■ **EXERCISE INSTRUCTIONS**
Output the first line of the listing and each line after it, up to and including the line that contains "import plotly.graph_objects as go", exactly as written, minus the pictures.

■ **SUPPLIED DATA**

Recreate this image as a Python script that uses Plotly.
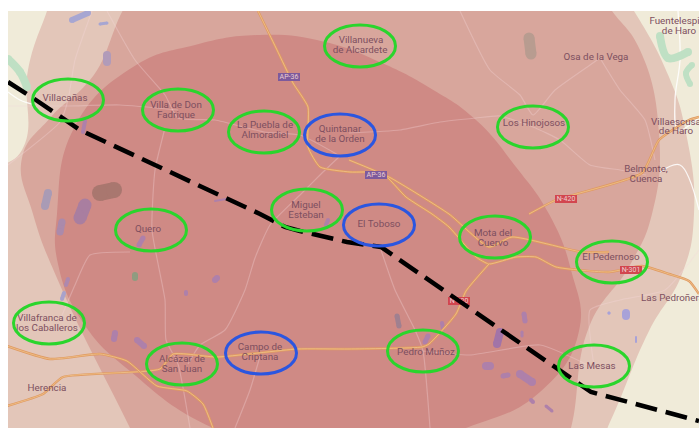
import plotly.graph_objects as go

# ---- regions (pixel-based map coordinates) ----
light_x = [62,47,28,22,-25,-25,585,610,649,682,694,686,669,634,605]
light_y = [-30,11,70,150,185,465,470,422,331,274,214,133,77,11,-30]
mid_x = [165,90,50,22,33,60,130,150,556,571,589,630,652,659,640,612,585]
mid_y = [-30,80,118,158,214,285,428,470,470,428,327,265,214,133,50,11,-25]
dark_x = [57,74,133,195,260,325,382,430,476,516,549,571,579,540,466,340,213,130,84,58]
dark_y = [214,128,67,45,35,42,63,88,120,167,214,270,331,392,428,462,428,371,324,264]

# ---- roads ----
main_roads = [
 ([258,277,293,308,308,320,350,382,406,432,449,476,489,516,536,556,609,642,669,689,699],
  [11,50,83,107,147,167,172,173,197,214,227,257,264,257,257,267,272,266,274,281,294]),
 ([349,389,449,489,512,582,609],[160,177,214,247,237,252,252]),
 ([529,556,642,659,689,699],[214,200,173,140,120,117]),
 ([489,466,456,429,422,349,297,217,173,160,63,43,7],[264,291,314,344,347,349,349,357,354,369,377,394,406]),
 ([7,50,100,127,157,187,203,213],[346,359,354,361,386,391,404,428]),
]
minor_roads = [
 ([107,135,165,178,215,264,300,340],[11,60,95,118,120,132,135,156]),
 ([8,68,120,178],[106,106,105,110]),
 ([92,75,68,60,8],[11,60,100,122,165]),
 ([165,155,152,165,166,178,190],[128,170,230,300,340,364,428]),
 ([349,400,440,476,500,533,560,590,620,646],[133,130,122,118,116,127,140,165,170,175]),
 ([460,490,520,533,555,590,600],[11,70,95,115,90,65,58]),
 ([600,620,645,655],[58,90,120,160]),
 ([340,320,300,270,255,245,225,200,188],[156,175,195,225,258,290,330,345,364]),
 ([130,90,75,60],[252,255,285,320]),
 ([381,395,415,423,430],[250,290,330,351,428]),
 ([423,470,540,590],[351,355,345,366]),
 ([594,590,620,665,699],[366,310,300,290,250]),
 ([261,250,235],[353,390,428]),
]
white_roads = [
 ([678,680,675,678,699],[11,60,100,130,118]),
 ([8,20,35],[92,100,105]),
 ([699,680,660],[210,165,172]),
]
# ---- water and green patches: (x list, y list, stroke size, colour) ----
lakes = [
 ([88,72],[13,20],6,"#a7a6d2"),([100,107],[24,23],3,"#a7a6d2"),([107,107],[55,62],8,"#b19bb9"),
 ([48,45],[193,206],8,"#a99bb5"),([100,114],[193,190],16,"#a9776f"),([85,80],[205,218],13,"#a97ea0"),
 ([62,60],[222,232],7,"#ab8aab"),([68,66],[279,285],4,"#ae88ae"),([64,62],[293,299],4,"#a8a2cc"),
 ([115,114],[333,339],6,"#ae80aa"),([137,144],[340,346],6,"#ae80aa"),([143,139],[238,245],5,"#ae80aa"),
 ([135,135],[275,278],6,"#8f9c80"),([215,217],[280,278],6,"#ae80aa"),([186,186],[292,294],4,"#ae80aa"),
 ([85,83],[121,132],4,"#ae80aa"),([215,226],[201,199],2,"#ae80aa"),([328,326],[220,225],4,"#ae80aa"),
 ([529,531],[38,54],11,"#b89c90"),([397,399],[316,326],5,"#a08090"),([442,443],[323,329],4,"#ae80aa"),
 ([428,425],[336,342],5,"#ae80aa"),([500,497],[332,344],8,"#a274a8"),([524,525],[314,321],5,"#ae80aa"),
 ([522,522],[332,336],3,"#ae80aa"),([486,490],[366,366],8,"#ae80aa"),([503,508],[376,375],5,"#ae80aa"),
 ([520,532],[374,382],8,"#ae80aa"),([531,533],[400,402],4,"#ae80aa"),([546,552],[406,411],3,"#ae80aa"),
 ([626,626],[313,316],8,"#a8a2d8"),([609,609],[313,313],3,"#a8a2d8"),([636,636],[337,342],2,"#a8a2d8"),
 ([8,20,27],[59,72,87],8,"#bfe0c4"),([660,668,688],[36,58,52],8,"#bfe0c4"),([692,686,690],[65,73,84],6,"#bfe0c4"),
]

# ---- dashed line ----
dash_x = [8,33,80,260,285,300,347,381,591,699]
dash_y = [82,98,130,214,227,231,242,247,392,421]

# ---- circled towns ----
green_x = [68,178,264,360,533,307,151,182,49,495,612,423,594]
green_y = [100,110,132,46,127,210,230,364,323,237,262,351,366]
blue_x = [340,379,261]
blue_y = [135,225,353]
town_rx = 35.5
town_ry = 21

# ---- labels: one entry per line of text ----
label_text = ["Villacañas","Villa de Don","Fadrique","La Puebla de","Almoradiel","Villanueva","de Alcardete",
              "Los Hinojosos","Miguel","Esteban","Quero","Alcázar de","San Juan","Villafranca de","los Caballeros",
              "Mota del","Cuervo","El Pedernoso","Pedro Muñoz","Las Mesas","Quintanar","de la Orden","El Toboso",
              "Campo de","Criptana","Osa de la Vega","Fuentelespino","de Haro","Villaescusa","de Haro","Belmonte,",
              "Cuenca","Las Pedroñeras","Herencia"]
label_x = [65,176,176,265,265,361,360,534,306,306,148,182,182,47,47,493,493,611,426,592,340,340,379,260,260,
           596,680,679,676,676,646,646,675,47]
label_y = [99,106,116,126,136,41,51,124,206,216,230,360,370,319,329,234,244,258,353,367,130,140,225,348,358,
           58,22,32,123,132,170,180,299,389]

shield_names = ["AP-36","AP-36","N-420","N-301","N-420"]
shield_x = [289,376,566,631,459]
shield_y = [77,175,199,270,301]
shield_colors = ["#7d5a9c","#7d5a9c","#d2464f","#d2464f","#d2464f"]

CREAM, LIGHT, MID, DARK = "#f0ebd9", "#e3c6b9", "#d8a69c", "#cf8a85"
LABEL = "#7d4f60"

fig = go.Figure()
for xs, ys, c in [(light_x, light_y, LIGHT), (mid_x, mid_y, MID), (dark_x, dark_y, DARK)]:
    fig.add_trace(go.Scatter(x=xs+xs[:1], y=ys+ys[:1], fill="toself", fillcolor=c, mode="lines",
                             line=dict(width=0, color=c, shape="spline", smoothing=1.3), hoverinfo="skip"))
for xs, ys in white_roads:
    fig.add_trace(go.Scatter(x=xs, y=ys, mode="lines", hoverinfo="skip",
                             line=dict(color="rgba(255,255,255,0.85)", width=1.3, shape="spline")))
for xs, ys in minor_roads:
    fig.add_trace(go.Scatter(x=xs, y=ys, mode="lines", hoverinfo="skip",
                             line=dict(color="rgba(245,215,220,0.33)", width=1.2, shape="spline", smoothing=0.5)))
for xs, ys, w, c in lakes:
    fig.add_trace(go.Scatter(x=xs, y=ys, mode="lines+markers", hoverinfo="skip",
                             marker=dict(color=c, size=w, line_width=0),
                             line=dict(color=c, width=w, shape="spline")))
for xs, ys in main_roads:
    fig.add_trace(go.Scatter(x=xs, y=ys, mode="lines", hoverinfo="skip",
                             line=dict(color="#e09a62", width=2.4, shape="spline", smoothing=0.5)))
    fig.add_trace(go.Scatter(x=xs, y=ys, mode="lines", hoverinfo="skip",
                             line=dict(color="#f0c48c", width=0.8, shape="spline", smoothing=0.5)))
for x, y, c in zip(shield_x, shield_y, shield_colors):
    fig.add_trace(go.Scatter(x=[x-11, x+11], y=[y, y], mode="lines", hoverinfo="skip",
                             line=dict(color=c, width=8)))
fig.add_trace(go.Scatter(x=shield_x, y=shield_y, mode="text", text=shield_names, hoverinfo="skip",
                         textfont=dict(family="Roboto", size=7, color="#eccfd0")))
lab_font = dict(family="Roboto", size=9.8, color=LABEL)
fig.add_trace(go.Scatter(x=label_x, y=label_y, mode="text", text=label_text, textposition="middle center",
                         textfont=lab_font, hoverinfo="skip"))
fig.add_trace(go.Scatter(x=dash_x, y=dash_y, mode="lines", hoverinfo="skip",
                         line=dict(color="black", width=4.5, dash="22px,9px")))

shapes = [dict(type="rect", layer="below", x0=8, x1=699, y0=11, y1=428, fillcolor=CREAM, line_width=0),
          dict(type="rect", layer="above", x0=0, x1=699, y0=0, y1=11, fillcolor="white", line_width=0),
          dict(type="rect", layer="above", x0=0, x1=8, y0=0, y1=428, fillcolor="white", line_width=0)]
for xs, ys, c in [(green_x, green_y, "#2ad52c"), (blue_x, blue_y, "#2b56e0")]:
    for x, y in zip(xs, ys):
        shapes.append(dict(type="circle", layer="above", x0=x-town_rx, x1=x+town_rx, y0=y-town_ry, y1=y+town_ry,
                           line=dict(color=c, width=3), fillcolor="rgba(0,0,0,0)"))

fig.update_layout(width=699, height=428, margin=dict(l=0, r=0, t=0, b=0), showlegend=False,
                  paper_bgcolor="white", plot_bgcolor="white", shapes=shapes,
                  xaxis=dict(range=[0,699], visible=False, fixedrange=True),
                  yaxis=dict(range=[428,0], visible=False, fixedrange=True))
fig.write_html("out.html", config=dict(displayModeBar=False),
               post_script="document.body.style.margin='0';document.body.style.overflow='hidden';")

■ **EXERCISE RESPONSE**
Recreate this image as a Python script that uses Plotly.
import plotly.graph_objects as go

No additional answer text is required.